As to the point decided in Kneass' case, I feel more confident— It is possible that Cong. may have intended to confine the 20th Sect. of the J. A. to cases arising at Com. law, & not to those under the Constitu. or laws of the U.S. (as to which I expressed some doubt in my opinion) but yet, as the words of the Sect. are as broad as they could be, I did not feel myself at liberty to restrain them. I am still of that opinion.
And now my dear Sir let me conclude this long and hurried letter with my thanks for the pleasure & instruction which I have recieved from yours— I always carry your letters with me on my Circt to refer to until a vol. of your decisions comes out.
I had the pleasure of a visit from your brother lately who did me the favor to dine with me—4 He is much like you. I hope you have recd the hams & in good order.

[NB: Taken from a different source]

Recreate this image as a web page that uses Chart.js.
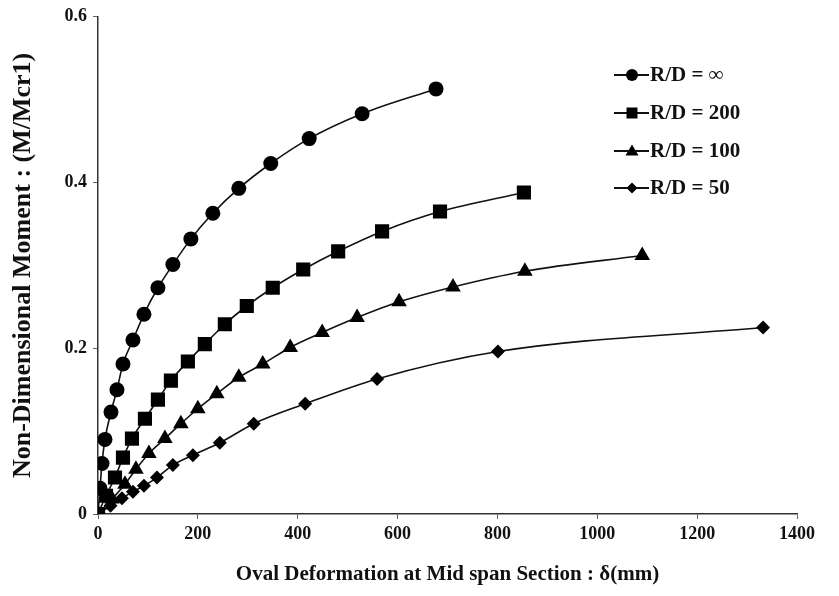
<!DOCTYPE html>
<html>
<head>
<meta charset="utf-8">
<script src="https://cdn.jsdelivr.net/npm/chart.js@4.4.0/dist/chart.umd.min.js"></script>
<style>
  html, body { margin: 0; padding: 0; background: #fff; }
</style>
</head>
<body>
<canvas id="myChart" width="839" height="596"></canvas>
<script>
  // data
  const seriesLabels = ['R/D = \u221E', 'R/D = 200', 'R/D = 100', 'R/D = 50'];

  const infX = [0, 4, 8, 14, 26, 38, 50, 70, 92, 120, 150, 186, 230, 282, 346, 423, 529, 677];
  const infY = [0, 0.031, 0.061, 0.090, 0.123, 0.150, 0.181, 0.210, 0.241, 0.273, 0.301, 0.332, 0.363, 0.393, 0.423, 0.453, 0.483, 0.513];

  const rd200X = [0, 16, 34, 50, 68, 94, 120, 146, 180, 214, 254, 298, 350, 411, 481, 569, 685, 853];
  const rd200Y = [0, 0.022, 0.044, 0.068, 0.091, 0.115, 0.138, 0.161, 0.184, 0.205, 0.229, 0.251, 0.273, 0.295, 0.317, 0.341, 0.365, 0.388];

  const rd100X = [0, 28, 54, 76, 102, 134, 166, 200, 238, 282, 330, 385, 449, 519, 603, 711, 855, 1090];
  const rd100Y = [0, 0.018, 0.036, 0.054, 0.073, 0.091, 0.109, 0.127, 0.145, 0.165, 0.181, 0.201, 0.219, 0.237, 0.256, 0.274, 0.293, 0.312];

  const rd50X = [0, 25, 48, 70, 92, 118, 150, 190, 244, 312, 415, 559, 801, 1332];
  const rd50Y = [0, 0.010, 0.019, 0.027, 0.034, 0.044, 0.059, 0.071, 0.086, 0.109, 0.133, 0.163, 0.196, 0.225];

  const xTicks = [0, 200, 400, 600, 800, 1000, 1200, 1400];
  const yTicks = [0, 0.2, 0.4, 0.6];

  const serif = "'Liberation Serif', 'Times New Roman', serif";

  const toPoints = (xs, ys) => xs.map((x, i) => ({ x: x, y: ys[i] }));

  const styles = [
    { pointStyle: 'circle', radius: 7.5 },
    { pointStyle: 'rect', radius: 10 },
    { pointStyle: 'triangle', radius: 9 },
    { pointStyle: 'rectRot', radius: 7 }
  ];
  const allData = [toPoints(infX, infY), toPoints(rd200X, rd200Y), toPoints(rd100X, rd100Y), toPoints(rd50X, rd50Y)];

  const data = {
    datasets: allData.map((pts, i) => ({
      label: seriesLabels[i],
      data: pts,
      showLine: true,
      borderColor: '#111',
      backgroundColor: '#000',
      borderWidth: 1.6,
      pointStyle: styles[i].pointStyle,
      pointRadius: styles[i].radius,
      pointHoverRadius: styles[i].radius,
      pointBackgroundColor: '#000',
      pointBorderColor: '#000',
      pointBorderWidth: 0,
      cubicInterpolationMode: 'monotone'
    }))
  };

  // legend with a line through the marker, like the spreadsheet one
  const lineLegend = {
    id: 'lineLegend',
    afterDraw(chart) {
      const { ctx } = chart;
      const rowY = [75, 113, 151, 188];
      ctx.save();
      ctx.font = 'bold 21px ' + serif;
      ctx.textBaseline = 'middle';
      chart.data.datasets.forEach((ds, i) => {
        const y = rowY[i];
        ctx.strokeStyle = '#111';
        ctx.lineWidth = 2;
        ctx.beginPath();
        ctx.moveTo(614, y);
        ctx.lineTo(649, y);
        ctx.stroke();
        const cx = 632;
        ctx.fillStyle = '#000';
        ctx.beginPath();
        if (ds.pointStyle === 'circle') {
          ctx.arc(cx, y, 6, 0, Math.PI * 2);
        } else if (ds.pointStyle === 'rect') {
          ctx.rect(cx - 5.5, y - 5.5, 11, 11);
        } else if (ds.pointStyle === 'triangle') {
          ctx.moveTo(cx, y - 6.5);
          ctx.lineTo(cx + 6.5, y + 4.5);
          ctx.lineTo(cx - 6.5, y + 4.5);
          ctx.closePath();
        } else {
          ctx.moveTo(cx, y - 5.5);
          ctx.lineTo(cx + 5.5, y);
          ctx.lineTo(cx, y + 5.5);
          ctx.lineTo(cx - 5.5, y);
          ctx.closePath();
        }
        ctx.fill();
        ctx.fillStyle = '#111';
        ctx.fillText(ds.label, 650, y + 1);
      });
      ctx.restore();
    }
  };

  const config = {
    type: 'scatter',
    data,
    options: {
      responsive: false,
      animation: false,
      devicePixelRatio: 1,
      layout: { padding: { top: 15, right: 42, left: 0, bottom: 0 } },
      plugins: {
        legend: { display: false },
        tooltip: { enabled: false }
      },
      scales: {
        x: {
          type: 'linear',
          min: 0,
          max: 1400,
          afterFit(scale) { scale.height = 82; },
          afterBuildTicks(scale) { scale.ticks = xTicks.map(v => ({ value: v })); },
          grid: { drawOnChartArea: false, drawTicks: true, tickLength: 5, color: '#666' },
          border: { display: true, color: '#333', width: 1.5 },
          ticks: {
            color: '#111',
            padding: 5,
            font: { family: serif, size: 18, weight: 'bold' },
            callback: v => String(v)
          },
          title: {
            display: true,
            text: 'Oval Deformation at Mid span Section : \u03B4(mm)',
            color: '#111',
            font: { family: serif, size: 21, weight: 'bold' },
            padding: { top: 9, bottom: 9 }
          }
        },
        y: {
          type: 'linear',
          min: 0,
          max: 0.6,
          afterFit(scale) { scale.width = 98; },
          afterBuildTicks(scale) { scale.ticks = yTicks.map(v => ({ value: v })); },
          grid: { drawOnChartArea: false, drawTicks: true, tickLength: 5, color: '#666' },
          border: { display: true, color: '#333', width: 1.5 },
          ticks: {
            color: '#111',
            padding: 6,
            font: { family: serif, size: 18, weight: 'bold' },
            callback: v => (v === 0 ? '0' : v.toFixed(1))
          },
          title: {
            display: true,
            text: 'Non-Dimensional Moment : (M/Mcr1)',
            color: '#111',
            font: { family: serif, size: 26, weight: 'bold' },
            padding: { top: 8, bottom: 8 }
          }
        }
      }
    },
    plugins: [lineLegend]
  };

  const myChart = new Chart(document.getElementById('myChart'), config);
</script>
</body>
</html>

Health & a long life to you for your Country's sake—for that of your family & friends, & of the Court of which you are so distinguished a member—Believe me truly yr afft. & faithful friend
Bush. Washington
ALS, MHi: Joseph Story Papers. The letter was postmarked in Alexandria on August 10th. BW addressed the letter to Story in Salem Massachussetts.
1. In place of the word "time" BW first wrote the word "attention" but crossed it out.
2. After the word "opinion," BW first wrote "upon the ques" but crossed it out.
3. The name "Pilford" is spelled "Pilfold" in English Reports Full Reprint Vol. 95 - King's Bench., 703.
4. It is unclear to which of Story's six brothers living at this time BW is referring (Derby, Perley, and Frank A. Gardner. “Elisha Story of Boston and Some of His Descendants.” Essex Institute Historical Collections 50 (1914): 308–312).